◆ EXTRACTED MATERIAL:
_____

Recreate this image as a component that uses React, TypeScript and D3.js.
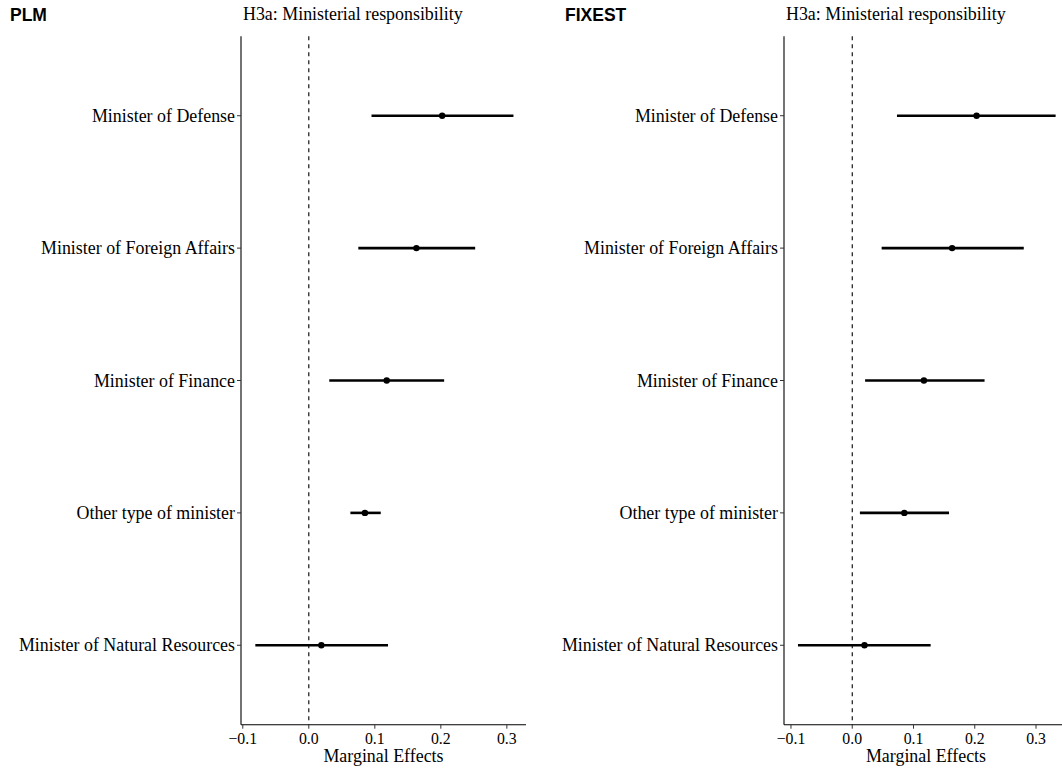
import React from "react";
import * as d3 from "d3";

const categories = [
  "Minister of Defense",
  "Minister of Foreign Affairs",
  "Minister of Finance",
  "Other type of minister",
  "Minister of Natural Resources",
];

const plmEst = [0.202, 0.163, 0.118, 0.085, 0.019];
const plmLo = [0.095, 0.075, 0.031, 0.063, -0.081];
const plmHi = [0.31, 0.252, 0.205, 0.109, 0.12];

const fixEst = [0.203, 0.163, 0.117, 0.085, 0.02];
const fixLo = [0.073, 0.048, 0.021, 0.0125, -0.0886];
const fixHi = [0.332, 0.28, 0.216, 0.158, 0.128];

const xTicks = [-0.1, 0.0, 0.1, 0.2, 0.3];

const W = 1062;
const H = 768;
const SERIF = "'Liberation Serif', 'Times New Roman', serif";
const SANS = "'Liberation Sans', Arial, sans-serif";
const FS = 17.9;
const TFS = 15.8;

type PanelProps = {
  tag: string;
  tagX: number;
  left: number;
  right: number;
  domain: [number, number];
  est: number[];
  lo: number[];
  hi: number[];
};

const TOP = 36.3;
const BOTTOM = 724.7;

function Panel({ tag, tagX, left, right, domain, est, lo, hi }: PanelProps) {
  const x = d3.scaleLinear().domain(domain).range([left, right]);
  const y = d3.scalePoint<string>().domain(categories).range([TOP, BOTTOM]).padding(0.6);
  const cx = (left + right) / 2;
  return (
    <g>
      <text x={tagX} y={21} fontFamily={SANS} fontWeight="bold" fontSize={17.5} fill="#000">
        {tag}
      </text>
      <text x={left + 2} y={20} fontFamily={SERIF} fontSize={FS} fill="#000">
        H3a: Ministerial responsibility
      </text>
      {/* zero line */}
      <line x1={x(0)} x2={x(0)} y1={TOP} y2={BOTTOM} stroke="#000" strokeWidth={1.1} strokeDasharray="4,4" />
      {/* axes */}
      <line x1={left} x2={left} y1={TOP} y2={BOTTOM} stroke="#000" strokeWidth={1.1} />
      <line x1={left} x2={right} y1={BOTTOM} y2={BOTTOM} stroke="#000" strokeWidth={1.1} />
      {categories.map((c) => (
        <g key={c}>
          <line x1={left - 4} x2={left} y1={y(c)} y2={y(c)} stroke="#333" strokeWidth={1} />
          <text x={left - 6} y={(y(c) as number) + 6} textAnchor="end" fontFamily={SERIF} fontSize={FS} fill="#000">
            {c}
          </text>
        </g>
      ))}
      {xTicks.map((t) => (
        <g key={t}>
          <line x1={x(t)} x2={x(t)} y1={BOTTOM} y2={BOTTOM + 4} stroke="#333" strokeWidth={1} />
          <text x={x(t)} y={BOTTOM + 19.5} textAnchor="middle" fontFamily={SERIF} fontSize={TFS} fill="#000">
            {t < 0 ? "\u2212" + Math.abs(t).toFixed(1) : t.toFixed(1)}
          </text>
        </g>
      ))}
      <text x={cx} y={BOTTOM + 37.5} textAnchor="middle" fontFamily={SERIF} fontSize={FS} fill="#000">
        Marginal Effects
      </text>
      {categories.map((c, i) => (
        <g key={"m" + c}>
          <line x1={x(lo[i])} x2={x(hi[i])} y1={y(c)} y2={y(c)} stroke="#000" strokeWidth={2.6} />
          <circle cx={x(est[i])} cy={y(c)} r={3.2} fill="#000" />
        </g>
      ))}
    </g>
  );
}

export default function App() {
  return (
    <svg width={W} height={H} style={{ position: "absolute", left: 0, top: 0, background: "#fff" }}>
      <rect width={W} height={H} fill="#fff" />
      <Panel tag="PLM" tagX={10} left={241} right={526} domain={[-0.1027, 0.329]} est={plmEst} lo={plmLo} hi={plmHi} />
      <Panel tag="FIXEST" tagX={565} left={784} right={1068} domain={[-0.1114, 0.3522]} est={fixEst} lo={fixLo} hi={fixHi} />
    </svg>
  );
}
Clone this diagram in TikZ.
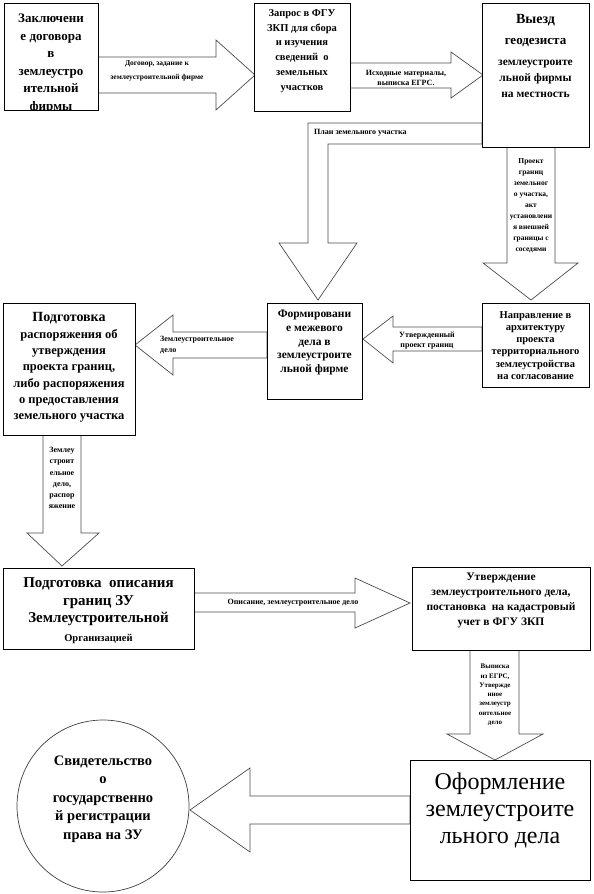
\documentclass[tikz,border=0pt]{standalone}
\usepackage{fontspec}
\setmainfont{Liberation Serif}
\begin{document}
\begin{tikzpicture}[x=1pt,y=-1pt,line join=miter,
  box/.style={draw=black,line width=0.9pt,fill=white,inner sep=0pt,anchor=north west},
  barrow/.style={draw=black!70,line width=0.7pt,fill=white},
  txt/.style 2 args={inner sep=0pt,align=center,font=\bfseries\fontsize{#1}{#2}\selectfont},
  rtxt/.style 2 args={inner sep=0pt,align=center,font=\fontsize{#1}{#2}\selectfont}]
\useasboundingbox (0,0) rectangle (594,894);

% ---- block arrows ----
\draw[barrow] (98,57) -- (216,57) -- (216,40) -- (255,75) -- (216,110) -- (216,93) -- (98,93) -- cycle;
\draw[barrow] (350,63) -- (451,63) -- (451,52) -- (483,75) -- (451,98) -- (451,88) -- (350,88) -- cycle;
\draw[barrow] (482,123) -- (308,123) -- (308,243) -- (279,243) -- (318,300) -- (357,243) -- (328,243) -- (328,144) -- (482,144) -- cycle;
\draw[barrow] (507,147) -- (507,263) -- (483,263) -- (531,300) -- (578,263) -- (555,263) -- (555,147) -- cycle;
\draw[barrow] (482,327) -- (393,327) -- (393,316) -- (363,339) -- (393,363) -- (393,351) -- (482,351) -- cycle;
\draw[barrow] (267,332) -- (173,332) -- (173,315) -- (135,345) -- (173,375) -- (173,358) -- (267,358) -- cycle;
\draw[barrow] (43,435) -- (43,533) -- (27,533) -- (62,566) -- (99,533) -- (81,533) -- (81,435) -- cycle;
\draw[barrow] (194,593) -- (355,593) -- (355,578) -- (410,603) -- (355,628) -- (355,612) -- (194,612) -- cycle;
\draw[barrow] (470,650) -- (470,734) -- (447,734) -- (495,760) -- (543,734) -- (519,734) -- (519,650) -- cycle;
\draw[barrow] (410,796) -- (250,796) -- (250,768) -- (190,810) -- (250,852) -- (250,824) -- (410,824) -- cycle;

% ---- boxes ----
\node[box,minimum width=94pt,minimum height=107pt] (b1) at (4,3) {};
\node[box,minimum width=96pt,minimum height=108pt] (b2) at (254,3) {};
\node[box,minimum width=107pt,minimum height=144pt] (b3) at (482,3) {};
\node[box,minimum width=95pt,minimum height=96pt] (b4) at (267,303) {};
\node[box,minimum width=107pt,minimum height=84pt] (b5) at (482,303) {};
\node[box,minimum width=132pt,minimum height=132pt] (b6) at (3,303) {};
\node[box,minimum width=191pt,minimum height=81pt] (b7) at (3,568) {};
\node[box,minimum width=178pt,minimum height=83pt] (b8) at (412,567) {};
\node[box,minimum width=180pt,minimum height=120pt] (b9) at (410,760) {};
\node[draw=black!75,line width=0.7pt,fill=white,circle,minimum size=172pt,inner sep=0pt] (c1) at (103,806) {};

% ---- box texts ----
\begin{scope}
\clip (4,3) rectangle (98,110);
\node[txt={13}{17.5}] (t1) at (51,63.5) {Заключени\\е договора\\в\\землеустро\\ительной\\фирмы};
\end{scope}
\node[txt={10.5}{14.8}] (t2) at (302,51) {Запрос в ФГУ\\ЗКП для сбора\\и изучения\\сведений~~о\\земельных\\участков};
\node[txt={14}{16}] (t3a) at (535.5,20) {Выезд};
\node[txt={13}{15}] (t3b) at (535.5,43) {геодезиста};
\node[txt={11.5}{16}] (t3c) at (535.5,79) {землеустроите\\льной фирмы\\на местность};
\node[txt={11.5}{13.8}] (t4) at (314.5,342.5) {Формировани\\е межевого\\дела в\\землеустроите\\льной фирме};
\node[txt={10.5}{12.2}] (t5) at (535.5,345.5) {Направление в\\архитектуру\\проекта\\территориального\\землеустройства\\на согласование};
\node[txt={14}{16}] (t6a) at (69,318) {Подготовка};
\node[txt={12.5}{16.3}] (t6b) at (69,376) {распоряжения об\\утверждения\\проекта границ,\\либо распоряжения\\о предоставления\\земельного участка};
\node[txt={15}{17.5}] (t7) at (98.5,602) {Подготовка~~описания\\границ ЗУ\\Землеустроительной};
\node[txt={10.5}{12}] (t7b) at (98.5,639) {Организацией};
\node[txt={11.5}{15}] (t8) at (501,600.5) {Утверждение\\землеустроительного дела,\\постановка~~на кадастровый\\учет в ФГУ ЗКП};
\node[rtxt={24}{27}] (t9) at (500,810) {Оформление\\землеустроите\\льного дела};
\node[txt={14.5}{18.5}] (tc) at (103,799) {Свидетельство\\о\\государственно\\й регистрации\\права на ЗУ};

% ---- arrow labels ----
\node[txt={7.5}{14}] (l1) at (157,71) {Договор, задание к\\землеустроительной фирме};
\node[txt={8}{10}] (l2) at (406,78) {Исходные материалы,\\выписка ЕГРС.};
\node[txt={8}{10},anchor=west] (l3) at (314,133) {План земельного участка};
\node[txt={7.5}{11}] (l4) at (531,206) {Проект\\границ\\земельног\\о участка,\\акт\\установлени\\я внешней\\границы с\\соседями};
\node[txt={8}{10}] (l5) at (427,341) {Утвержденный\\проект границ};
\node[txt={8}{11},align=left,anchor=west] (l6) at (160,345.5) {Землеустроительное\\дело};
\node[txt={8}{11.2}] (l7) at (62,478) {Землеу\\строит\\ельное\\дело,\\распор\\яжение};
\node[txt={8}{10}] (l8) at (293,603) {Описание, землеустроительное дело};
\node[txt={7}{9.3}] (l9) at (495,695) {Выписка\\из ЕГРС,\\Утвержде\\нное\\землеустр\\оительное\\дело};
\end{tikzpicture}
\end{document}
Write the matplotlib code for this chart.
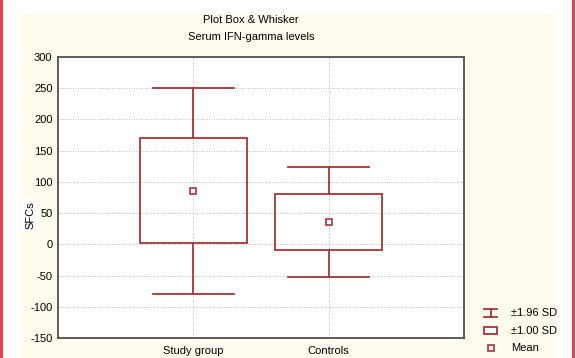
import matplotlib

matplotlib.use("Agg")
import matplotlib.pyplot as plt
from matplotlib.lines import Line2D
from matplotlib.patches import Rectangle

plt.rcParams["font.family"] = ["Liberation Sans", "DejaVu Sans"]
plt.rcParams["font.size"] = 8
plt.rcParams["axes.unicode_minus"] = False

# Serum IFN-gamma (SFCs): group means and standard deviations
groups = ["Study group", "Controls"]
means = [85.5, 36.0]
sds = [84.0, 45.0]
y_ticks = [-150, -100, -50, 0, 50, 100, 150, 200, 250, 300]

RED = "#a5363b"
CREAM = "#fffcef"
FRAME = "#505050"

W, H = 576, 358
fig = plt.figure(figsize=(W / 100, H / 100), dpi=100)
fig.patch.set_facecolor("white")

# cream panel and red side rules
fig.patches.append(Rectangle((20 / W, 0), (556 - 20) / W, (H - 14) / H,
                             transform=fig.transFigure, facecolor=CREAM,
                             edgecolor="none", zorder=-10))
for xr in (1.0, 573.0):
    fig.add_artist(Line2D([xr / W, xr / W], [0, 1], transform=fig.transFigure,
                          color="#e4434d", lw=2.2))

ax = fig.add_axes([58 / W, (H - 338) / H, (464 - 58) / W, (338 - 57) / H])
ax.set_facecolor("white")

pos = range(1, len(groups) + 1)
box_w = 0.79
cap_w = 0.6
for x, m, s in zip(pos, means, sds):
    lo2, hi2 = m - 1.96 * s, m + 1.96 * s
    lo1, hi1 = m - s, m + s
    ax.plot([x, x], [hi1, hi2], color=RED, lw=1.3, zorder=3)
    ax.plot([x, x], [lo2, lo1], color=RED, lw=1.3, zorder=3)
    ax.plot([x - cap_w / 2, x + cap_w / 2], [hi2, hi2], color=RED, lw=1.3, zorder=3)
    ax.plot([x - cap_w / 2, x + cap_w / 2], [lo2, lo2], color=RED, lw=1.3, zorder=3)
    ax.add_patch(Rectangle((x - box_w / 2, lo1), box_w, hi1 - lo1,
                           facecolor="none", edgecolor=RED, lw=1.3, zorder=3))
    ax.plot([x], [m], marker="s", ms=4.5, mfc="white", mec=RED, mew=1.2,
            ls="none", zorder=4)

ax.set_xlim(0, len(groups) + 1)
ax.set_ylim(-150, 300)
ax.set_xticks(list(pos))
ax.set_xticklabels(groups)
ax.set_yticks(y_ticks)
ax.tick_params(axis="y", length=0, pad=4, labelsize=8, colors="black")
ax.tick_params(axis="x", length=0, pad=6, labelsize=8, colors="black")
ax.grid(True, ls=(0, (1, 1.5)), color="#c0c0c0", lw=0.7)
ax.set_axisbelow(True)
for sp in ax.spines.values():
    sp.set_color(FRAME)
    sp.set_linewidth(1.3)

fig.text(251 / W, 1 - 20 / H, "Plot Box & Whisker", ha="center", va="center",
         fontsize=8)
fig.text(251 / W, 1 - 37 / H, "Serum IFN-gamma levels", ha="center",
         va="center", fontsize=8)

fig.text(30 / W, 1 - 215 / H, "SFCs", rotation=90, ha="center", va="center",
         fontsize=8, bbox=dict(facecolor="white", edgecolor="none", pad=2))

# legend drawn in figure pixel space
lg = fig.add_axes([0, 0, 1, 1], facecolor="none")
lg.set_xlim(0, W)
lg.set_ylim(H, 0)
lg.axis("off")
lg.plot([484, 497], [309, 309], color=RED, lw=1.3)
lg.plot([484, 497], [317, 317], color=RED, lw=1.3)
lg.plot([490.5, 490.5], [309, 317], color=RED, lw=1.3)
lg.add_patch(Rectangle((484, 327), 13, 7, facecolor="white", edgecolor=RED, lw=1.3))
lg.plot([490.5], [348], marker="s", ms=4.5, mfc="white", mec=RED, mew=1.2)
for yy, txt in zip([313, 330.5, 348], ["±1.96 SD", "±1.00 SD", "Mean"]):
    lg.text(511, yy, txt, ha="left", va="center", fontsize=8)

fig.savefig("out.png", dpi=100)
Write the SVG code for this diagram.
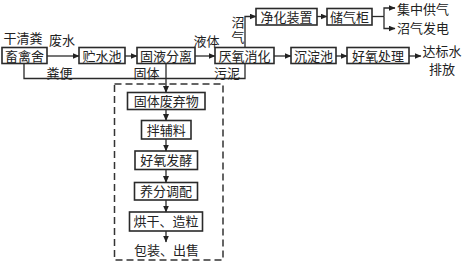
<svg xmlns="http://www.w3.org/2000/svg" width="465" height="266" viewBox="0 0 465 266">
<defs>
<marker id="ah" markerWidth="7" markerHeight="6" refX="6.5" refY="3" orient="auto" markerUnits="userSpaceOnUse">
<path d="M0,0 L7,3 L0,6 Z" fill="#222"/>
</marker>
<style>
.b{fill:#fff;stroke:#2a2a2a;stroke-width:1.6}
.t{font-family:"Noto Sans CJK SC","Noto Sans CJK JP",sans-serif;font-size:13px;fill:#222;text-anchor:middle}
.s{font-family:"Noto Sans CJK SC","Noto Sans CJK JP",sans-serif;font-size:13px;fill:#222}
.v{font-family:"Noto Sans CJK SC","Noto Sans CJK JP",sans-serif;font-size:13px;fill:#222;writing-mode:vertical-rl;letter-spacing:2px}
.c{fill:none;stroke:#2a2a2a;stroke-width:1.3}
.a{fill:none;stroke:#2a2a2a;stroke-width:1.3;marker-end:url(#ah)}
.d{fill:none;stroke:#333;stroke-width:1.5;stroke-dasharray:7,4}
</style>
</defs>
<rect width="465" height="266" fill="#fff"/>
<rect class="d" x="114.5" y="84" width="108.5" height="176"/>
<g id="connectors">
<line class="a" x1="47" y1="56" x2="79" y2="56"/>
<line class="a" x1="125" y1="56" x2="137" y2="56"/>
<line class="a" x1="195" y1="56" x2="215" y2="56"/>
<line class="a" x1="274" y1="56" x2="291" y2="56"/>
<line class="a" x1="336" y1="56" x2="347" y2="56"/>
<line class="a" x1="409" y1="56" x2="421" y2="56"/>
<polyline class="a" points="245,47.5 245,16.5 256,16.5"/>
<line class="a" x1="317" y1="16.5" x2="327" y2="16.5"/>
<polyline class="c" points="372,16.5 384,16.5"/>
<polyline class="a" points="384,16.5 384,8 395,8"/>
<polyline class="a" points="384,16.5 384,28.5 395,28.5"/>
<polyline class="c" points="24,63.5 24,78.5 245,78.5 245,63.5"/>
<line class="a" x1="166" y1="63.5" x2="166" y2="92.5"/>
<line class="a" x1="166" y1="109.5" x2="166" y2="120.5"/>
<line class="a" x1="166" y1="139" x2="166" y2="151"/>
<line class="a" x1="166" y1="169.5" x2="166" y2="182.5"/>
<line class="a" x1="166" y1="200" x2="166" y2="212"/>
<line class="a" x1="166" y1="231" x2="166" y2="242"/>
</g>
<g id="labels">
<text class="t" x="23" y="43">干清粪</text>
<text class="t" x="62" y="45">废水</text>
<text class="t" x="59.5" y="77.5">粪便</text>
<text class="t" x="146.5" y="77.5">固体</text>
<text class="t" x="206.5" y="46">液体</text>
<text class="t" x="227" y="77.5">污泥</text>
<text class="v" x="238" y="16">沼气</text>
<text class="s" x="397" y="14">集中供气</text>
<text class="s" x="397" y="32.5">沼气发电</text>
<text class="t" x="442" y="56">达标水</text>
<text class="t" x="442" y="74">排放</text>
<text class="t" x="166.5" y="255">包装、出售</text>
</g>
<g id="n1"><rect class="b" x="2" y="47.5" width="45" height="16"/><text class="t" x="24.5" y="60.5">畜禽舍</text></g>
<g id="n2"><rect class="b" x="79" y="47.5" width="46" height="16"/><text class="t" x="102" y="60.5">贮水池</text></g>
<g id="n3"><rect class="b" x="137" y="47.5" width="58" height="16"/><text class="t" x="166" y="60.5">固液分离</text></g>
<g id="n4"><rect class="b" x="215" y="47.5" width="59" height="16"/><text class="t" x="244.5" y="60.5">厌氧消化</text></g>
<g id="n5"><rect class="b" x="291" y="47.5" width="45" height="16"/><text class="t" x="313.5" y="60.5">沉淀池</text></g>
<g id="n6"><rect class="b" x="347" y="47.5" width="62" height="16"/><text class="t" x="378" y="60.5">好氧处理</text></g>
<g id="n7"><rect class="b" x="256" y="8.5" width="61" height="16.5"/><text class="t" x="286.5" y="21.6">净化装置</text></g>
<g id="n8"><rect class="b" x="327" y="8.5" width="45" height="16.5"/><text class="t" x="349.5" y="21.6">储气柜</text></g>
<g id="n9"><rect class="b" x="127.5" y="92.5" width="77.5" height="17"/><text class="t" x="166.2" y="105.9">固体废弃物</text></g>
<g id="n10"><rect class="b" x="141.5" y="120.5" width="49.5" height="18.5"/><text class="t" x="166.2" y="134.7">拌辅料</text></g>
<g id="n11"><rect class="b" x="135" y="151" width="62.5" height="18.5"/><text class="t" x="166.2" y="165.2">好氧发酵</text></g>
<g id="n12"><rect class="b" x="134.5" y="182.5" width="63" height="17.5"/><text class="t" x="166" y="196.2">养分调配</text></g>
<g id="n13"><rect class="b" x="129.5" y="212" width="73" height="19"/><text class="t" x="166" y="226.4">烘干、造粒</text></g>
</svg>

_____

◆ REQUEST: Return, unchanged, the lines from the first line of the material through the line that holds "const BOTTOM = 724.7;", inclusive, omitting pictures.

◆ REPLY TO THE EXERCISE:
Recreate this image as a component that uses React, TypeScript and D3.js.
import React from "react";
import * as d3 from "d3";

const categories = [
  "Minister of Defense",
  "Minister of Foreign Affairs",
  "Minister of Finance",
  "Other type of minister",
  "Minister of Natural Resources",
];

const plmEst = [0.202, 0.163, 0.118, 0.085, 0.019];
const plmLo = [0.095, 0.075, 0.031, 0.063, -0.081];
const plmHi = [0.31, 0.252, 0.205, 0.109, 0.12];

const fixEst = [0.203, 0.163, 0.117, 0.085, 0.02];
const fixLo = [0.073, 0.048, 0.021, 0.0125, -0.0886];
const fixHi = [0.332, 0.28, 0.216, 0.158, 0.128];

const xTicks = [-0.1, 0.0, 0.1, 0.2, 0.3];

const W = 1062;
const H = 768;
const SERIF = "'Liberation Serif', 'Times New Roman', serif";
const SANS = "'Liberation Sans', Arial, sans-serif";
const FS = 17.9;
const TFS = 15.8;

type PanelProps = {
  tag: string;
  tagX: number;
  left: number;
  right: number;
  domain: [number, number];
  est: number[];
  lo: number[];
  hi: number[];
};

const TOP = 36.3;
const BOTTOM = 724.7;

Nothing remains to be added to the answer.